• _PROBLEM DETAILS_
All the data must come back unchanged, except that pictures are left out.

• _Figure scripts_
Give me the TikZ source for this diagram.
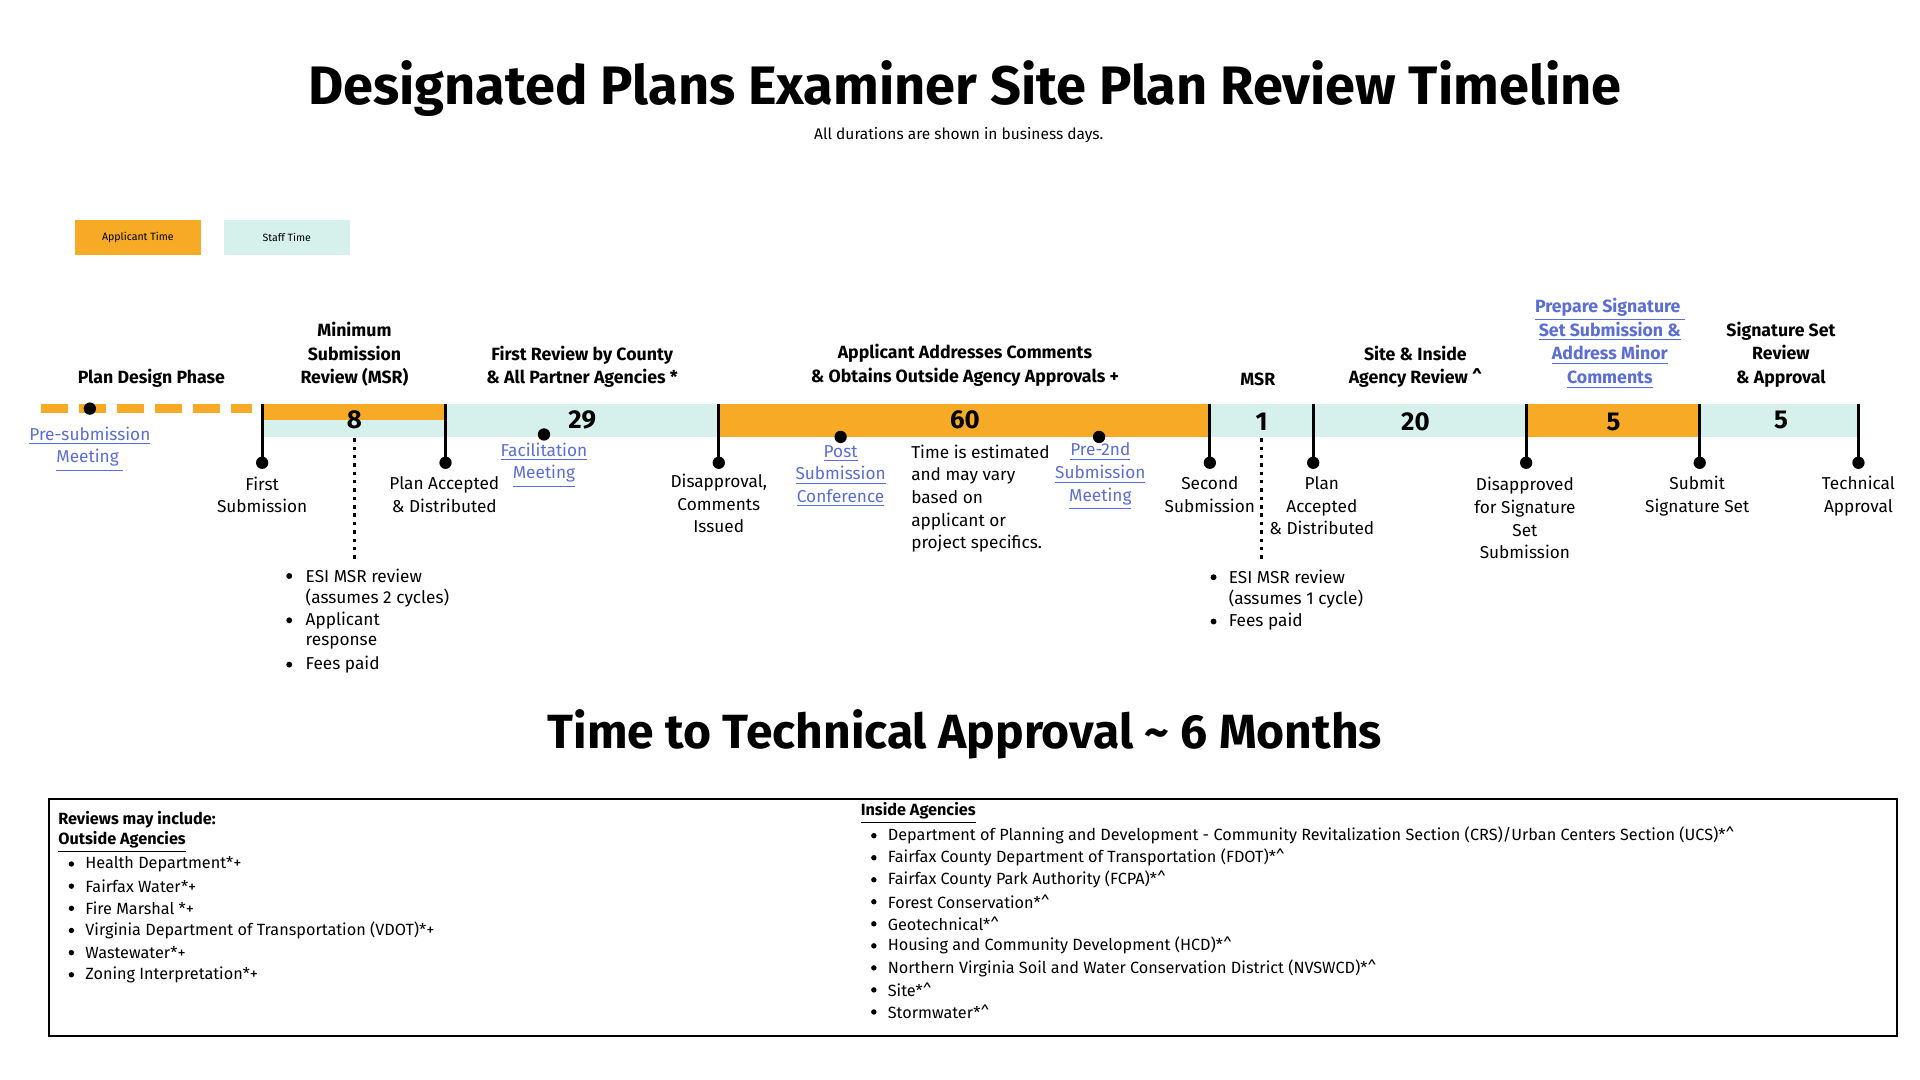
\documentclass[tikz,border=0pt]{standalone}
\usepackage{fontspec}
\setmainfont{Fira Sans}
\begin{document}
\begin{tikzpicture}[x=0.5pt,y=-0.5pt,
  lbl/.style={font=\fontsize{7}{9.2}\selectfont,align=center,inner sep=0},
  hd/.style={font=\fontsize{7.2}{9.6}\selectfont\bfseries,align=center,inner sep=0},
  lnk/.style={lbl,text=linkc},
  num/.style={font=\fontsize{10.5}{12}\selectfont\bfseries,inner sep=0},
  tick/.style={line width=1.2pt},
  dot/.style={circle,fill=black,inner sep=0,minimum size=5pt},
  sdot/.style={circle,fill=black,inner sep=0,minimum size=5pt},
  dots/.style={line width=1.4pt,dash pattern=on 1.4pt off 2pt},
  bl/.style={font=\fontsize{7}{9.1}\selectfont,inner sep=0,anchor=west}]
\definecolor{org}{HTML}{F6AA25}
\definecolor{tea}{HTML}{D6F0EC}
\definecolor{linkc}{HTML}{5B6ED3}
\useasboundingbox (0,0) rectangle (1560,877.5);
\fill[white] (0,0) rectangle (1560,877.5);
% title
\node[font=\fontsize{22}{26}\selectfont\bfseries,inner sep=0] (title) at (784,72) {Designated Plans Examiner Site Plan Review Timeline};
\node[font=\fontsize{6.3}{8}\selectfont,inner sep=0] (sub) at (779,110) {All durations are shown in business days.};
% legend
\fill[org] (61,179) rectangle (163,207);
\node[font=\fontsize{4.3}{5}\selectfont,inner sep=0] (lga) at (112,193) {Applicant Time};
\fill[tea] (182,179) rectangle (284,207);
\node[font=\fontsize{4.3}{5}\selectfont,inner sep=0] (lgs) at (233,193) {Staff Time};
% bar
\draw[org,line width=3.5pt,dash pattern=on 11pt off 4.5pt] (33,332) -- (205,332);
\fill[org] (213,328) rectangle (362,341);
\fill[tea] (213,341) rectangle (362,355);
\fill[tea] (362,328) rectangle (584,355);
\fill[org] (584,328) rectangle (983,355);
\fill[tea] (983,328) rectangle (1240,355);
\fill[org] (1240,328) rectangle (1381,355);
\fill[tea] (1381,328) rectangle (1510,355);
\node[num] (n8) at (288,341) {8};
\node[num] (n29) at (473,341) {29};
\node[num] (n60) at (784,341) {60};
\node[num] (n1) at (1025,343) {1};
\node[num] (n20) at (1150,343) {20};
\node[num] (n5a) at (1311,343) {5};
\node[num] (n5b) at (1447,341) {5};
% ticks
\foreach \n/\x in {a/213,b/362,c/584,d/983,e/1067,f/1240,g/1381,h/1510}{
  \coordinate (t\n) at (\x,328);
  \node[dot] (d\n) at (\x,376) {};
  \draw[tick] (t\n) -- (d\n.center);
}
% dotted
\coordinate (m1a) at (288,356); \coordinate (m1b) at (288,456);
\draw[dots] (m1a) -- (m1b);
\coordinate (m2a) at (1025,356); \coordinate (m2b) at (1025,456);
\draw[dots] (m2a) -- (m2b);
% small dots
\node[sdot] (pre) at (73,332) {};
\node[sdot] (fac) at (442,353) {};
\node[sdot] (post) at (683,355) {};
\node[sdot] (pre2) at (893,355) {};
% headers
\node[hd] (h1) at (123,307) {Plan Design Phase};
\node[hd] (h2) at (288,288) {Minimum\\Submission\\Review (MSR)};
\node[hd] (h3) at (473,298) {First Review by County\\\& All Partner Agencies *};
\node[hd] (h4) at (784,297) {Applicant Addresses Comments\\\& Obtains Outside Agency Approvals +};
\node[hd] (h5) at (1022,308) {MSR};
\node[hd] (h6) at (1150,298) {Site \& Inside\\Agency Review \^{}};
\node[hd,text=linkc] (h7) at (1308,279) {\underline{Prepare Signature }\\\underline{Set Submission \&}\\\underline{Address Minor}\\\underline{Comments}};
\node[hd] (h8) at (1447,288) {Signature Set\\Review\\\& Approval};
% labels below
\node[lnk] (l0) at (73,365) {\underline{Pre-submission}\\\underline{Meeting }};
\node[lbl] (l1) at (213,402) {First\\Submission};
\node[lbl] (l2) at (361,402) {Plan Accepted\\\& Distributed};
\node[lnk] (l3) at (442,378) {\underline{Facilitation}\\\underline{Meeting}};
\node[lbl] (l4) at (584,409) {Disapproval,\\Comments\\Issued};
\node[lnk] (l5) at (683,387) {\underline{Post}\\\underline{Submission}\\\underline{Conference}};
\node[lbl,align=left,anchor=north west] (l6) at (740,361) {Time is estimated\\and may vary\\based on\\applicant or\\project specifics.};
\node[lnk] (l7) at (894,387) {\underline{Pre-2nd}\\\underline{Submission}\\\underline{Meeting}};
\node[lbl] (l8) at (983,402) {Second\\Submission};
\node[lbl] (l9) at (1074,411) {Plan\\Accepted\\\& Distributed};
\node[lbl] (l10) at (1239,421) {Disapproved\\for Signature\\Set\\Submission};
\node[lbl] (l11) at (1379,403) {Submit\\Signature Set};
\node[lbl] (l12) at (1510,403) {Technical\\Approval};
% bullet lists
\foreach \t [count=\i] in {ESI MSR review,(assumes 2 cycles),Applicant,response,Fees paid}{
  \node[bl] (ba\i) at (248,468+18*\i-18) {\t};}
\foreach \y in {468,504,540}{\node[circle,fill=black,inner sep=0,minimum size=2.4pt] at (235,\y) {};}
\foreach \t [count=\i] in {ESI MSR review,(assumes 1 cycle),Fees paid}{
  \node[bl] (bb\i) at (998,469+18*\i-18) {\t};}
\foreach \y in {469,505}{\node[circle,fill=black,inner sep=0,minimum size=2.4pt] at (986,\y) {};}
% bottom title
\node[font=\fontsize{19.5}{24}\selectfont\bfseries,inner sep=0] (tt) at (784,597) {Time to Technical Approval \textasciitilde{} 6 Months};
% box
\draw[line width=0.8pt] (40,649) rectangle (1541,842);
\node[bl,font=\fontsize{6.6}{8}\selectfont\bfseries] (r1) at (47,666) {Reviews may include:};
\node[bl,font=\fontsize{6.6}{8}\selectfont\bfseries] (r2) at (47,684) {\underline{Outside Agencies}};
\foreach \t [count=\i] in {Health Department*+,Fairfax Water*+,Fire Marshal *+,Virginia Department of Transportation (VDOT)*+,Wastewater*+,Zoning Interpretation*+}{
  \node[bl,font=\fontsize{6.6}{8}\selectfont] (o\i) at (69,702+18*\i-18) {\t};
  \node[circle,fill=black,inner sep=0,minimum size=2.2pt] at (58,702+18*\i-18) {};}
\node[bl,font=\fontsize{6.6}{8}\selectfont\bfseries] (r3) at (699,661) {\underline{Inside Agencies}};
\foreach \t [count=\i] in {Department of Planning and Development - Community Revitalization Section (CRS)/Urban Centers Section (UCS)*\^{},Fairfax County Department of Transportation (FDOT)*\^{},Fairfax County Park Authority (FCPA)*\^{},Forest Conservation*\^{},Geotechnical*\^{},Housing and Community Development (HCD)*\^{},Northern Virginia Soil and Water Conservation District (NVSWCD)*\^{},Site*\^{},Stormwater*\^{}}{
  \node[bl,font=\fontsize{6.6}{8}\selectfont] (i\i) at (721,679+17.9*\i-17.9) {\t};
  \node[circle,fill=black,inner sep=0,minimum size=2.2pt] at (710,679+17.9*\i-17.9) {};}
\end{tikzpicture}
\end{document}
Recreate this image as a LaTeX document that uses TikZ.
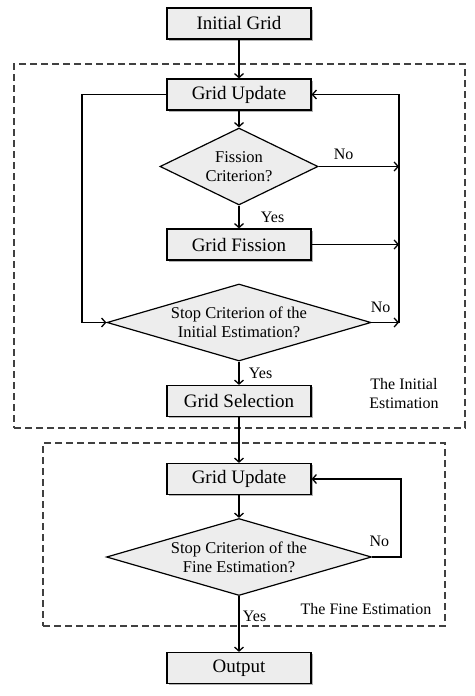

• _THE ANSWER_
Give me the TikZ source for this diagram.
\documentclass[tikz,border=0pt]{standalone}
\usepackage{fontspec}
\setmainfont{Fira Sans}
\begin{document}
\begin{tikzpicture}[x=0.5pt,y=-0.5pt,
  lbl/.style={font=\fontsize{7}{9.2}\selectfont,align=center,inner sep=0},
  hd/.style={font=\fontsize{7.2}{9.6}\selectfont\bfseries,align=center,inner sep=0},
  lnk/.style={lbl,text=linkc},
  num/.style={font=\fontsize{10.5}{12}\selectfont\bfseries,inner sep=0},
  tick/.style={line width=1.2pt},
  dot/.style={circle,fill=black,inner sep=0,minimum size=5pt},
  sdot/.style={circle,fill=black,inner sep=0,minimum size=5pt},
  dots/.style={line width=1.4pt,dash pattern=on 1.4pt off 2pt},
  bl/.style={font=\fontsize{7}{9.1}\selectfont,inner sep=0,anchor=west}]
\definecolor{org}{HTML}{F6AA25}
\definecolor{tea}{HTML}{D6F0EC}
\definecolor{linkc}{HTML}{5B6ED3}
\useasboundingbox (0,0) rectangle (1560,877.5);
\fill[white] (0,0) rectangle (1560,877.5);
% title
\node[font=\fontsize{22}{26}\selectfont\bfseries,inner sep=0] (title) at (784,72) {Designated Plans Examiner Site Plan Review Timeline};
\node[font=\fontsize{6.3}{8}\selectfont,inner sep=0] (sub) at (779,110) {All durations are shown in business days.};
% legend
\fill[org] (61,179) rectangle (163,207);
\node[font=\fontsize{4.3}{5}\selectfont,inner sep=0] (lga) at (112,193) {Applicant Time};
\fill[tea] (182,179) rectangle (284,207);
\node[font=\fontsize{4.3}{5}\selectfont,inner sep=0] (lgs) at (233,193) {Staff Time};
% bar
\draw[org,line width=3.5pt,dash pattern=on 11pt off 4.5pt] (33,332) -- (205,332);
\fill[org] (213,328) rectangle (362,341);
\fill[tea] (213,341) rectangle (362,355);
\fill[tea] (362,328) rectangle (584,355);
\fill[org] (584,328) rectangle (983,355);
\fill[tea] (983,328) rectangle (1240,355);
\fill[org] (1240,328) rectangle (1381,355);
\fill[tea] (1381,328) rectangle (1510,355);
\node[num] (n8) at (288,341) {8};
\node[num] (n29) at (473,341) {29};
\node[num] (n60) at (784,341) {60};
\node[num] (n1) at (1025,343) {1};
\node[num] (n20) at (1150,343) {20};
\node[num] (n5a) at (1311,343) {5};
\node[num] (n5b) at (1447,341) {5};
% ticks
\foreach \n/\x in {a/213,b/362,c/584,d/983,e/1067,f/1240,g/1381,h/1510}{
  \coordinate (t\n) at (\x,328);
  \node[dot] (d\n) at (\x,376) {};
  \draw[tick] (t\n) -- (d\n.center);
}
% dotted
\coordinate (m1a) at (288,356); \coordinate (m1b) at (288,456);
\draw[dots] (m1a) -- (m1b);
\coordinate (m2a) at (1025,356); \coordinate (m2b) at (1025,456);
\draw[dots] (m2a) -- (m2b);
% small dots
\node[sdot] (pre) at (73,332) {};
\node[sdot] (fac) at (442,353) {};
\node[sdot] (post) at (683,355) {};
\node[sdot] (pre2) at (893,355) {};
% headers
\node[hd] (h1) at (123,307) {Plan Design Phase};
\node[hd] (h2) at (288,288) {Minimum\\Submission\\Review (MSR)};
\node[hd] (h3) at (473,298) {First Review by County\\\& All Partner Agencies *};
\node[hd] (h4) at (784,297) {Applicant Addresses Comments\\\& Obtains Outside Agency Approvals +};
\node[hd] (h5) at (1022,308) {MSR};
\node[hd] (h6) at (1150,298) {Site \& Inside\\Agency Review \^{}};
\node[hd,text=linkc] (h7) at (1308,279) {\underline{Prepare Signature }\\\underline{Set Submission \&}\\\underline{Address Minor}\\\underline{Comments}};
\node[hd] (h8) at (1447,288) {Signature Set\\Review\\\& Approval};
% labels below
\node[lnk] (l0) at (73,365) {\underline{Pre-submission}\\\underline{Meeting }};
\node[lbl] (l1) at (213,402) {First\\Submission};
\node[lbl] (l2) at (361,402) {Plan Accepted\\\& Distributed};
\node[lnk] (l3) at (442,378) {\underline{Facilitation}\\\underline{Meeting}};
\node[lbl] (l4) at (584,409) {Disapproval,\\Comments\\Issued};
\node[lnk] (l5) at (683,387) {\underline{Post}\\\underline{Submission}\\\underline{Conference}};
\node[lbl,align=left,anchor=north west] (l6) at (740,361) {Time is estimated\\and may vary\\based on\\applicant or\\project specifics.};
\node[lnk] (l7) at (894,387) {\underline{Pre-2nd}\\\underline{Submission}\\\underline{Meeting}};
\node[lbl] (l8) at (983,402) {Second\\Submission};
\node[lbl] (l9) at (1074,411) {Plan\\Accepted\\\& Distributed};
\node[lbl] (l10) at (1239,421) {Disapproved\\for Signature\\Set\\Submission};
\node[lbl] (l11) at (1379,403) {Submit\\Signature Set};
\node[lbl] (l12) at (1510,403) {Technical\\Approval};
% bullet lists
\foreach \t [count=\i] in {ESI MSR review,(assumes 2 cycles),Applicant,response,Fees paid}{
  \node[bl] (ba\i) at (248,468+18*\i-18) {\t};}
\foreach \y in {468,504,540}{\node[circle,fill=black,inner sep=0,minimum size=2.4pt] at (235,\y) {};}
\foreach \t [count=\i] in {ESI MSR review,(assumes 1 cycle),Fees paid}{
  \node[bl] (bb\i) at (998,469+18*\i-18) {\t};}
\foreach \y in {469,505}{\node[circle,fill=black,inner sep=0,minimum size=2.4pt] at (986,\y) {};}
% bottom title
\node[font=\fontsize{19.5}{24}\selectfont\bfseries,inner sep=0] (tt) at (784,597) {Time to Technical Approval \textasciitilde{} 6 Months};
% box
\draw[line width=0.8pt] (40,649) rectangle (1541,842);
\node[bl,font=\fontsize{6.6}{8}\selectfont\bfseries] (r1) at (47,666) {Reviews may include:};
\node[bl,font=\fontsize{6.6}{8}\selectfont\bfseries] (r2) at (47,684) {\underline{Outside Agencies}};
\foreach \t [count=\i] in {Health Department*+,Fairfax Water*+,Fire Marshal *+,Virginia Department of Transportation (VDOT)*+,Wastewater*+,Zoning Interpretation*+}{
  \node[bl,font=\fontsize{6.6}{8}\selectfont] (o\i) at (69,702+18*\i-18) {\t};
  \node[circle,fill=black,inner sep=0,minimum size=2.2pt] at (58,702+18*\i-18) {};}
\node[bl,font=\fontsize{6.6}{8}\selectfont\bfseries] (r3) at (699,661) {\underline{Inside Agencies}};
\foreach \t [count=\i] in {Department of Planning and Development - Community Revitalization Section (CRS)/Urban Centers Section (UCS)*\^{},Fairfax County Department of Transportation (FDOT)*\^{},Fairfax County Park Authority (FCPA)*\^{},Forest Conservation*\^{},Geotechnical*\^{},Housing and Community Development (HCD)*\^{},Northern Virginia Soil and Water Conservation District (NVSWCD)*\^{},Site*\^{},Stormwater*\^{}}{
  \node[bl,font=\fontsize{6.6}{8}\selectfont] (i\i) at (721,679+17.9*\i-17.9) {\t};
  \node[circle,fill=black,inner sep=0,minimum size=2.2pt] at (710,679+17.9*\i-17.9) {};}
\end{tikzpicture}
\end{document}
Recreate this image as a LaTeX document that uses TikZ.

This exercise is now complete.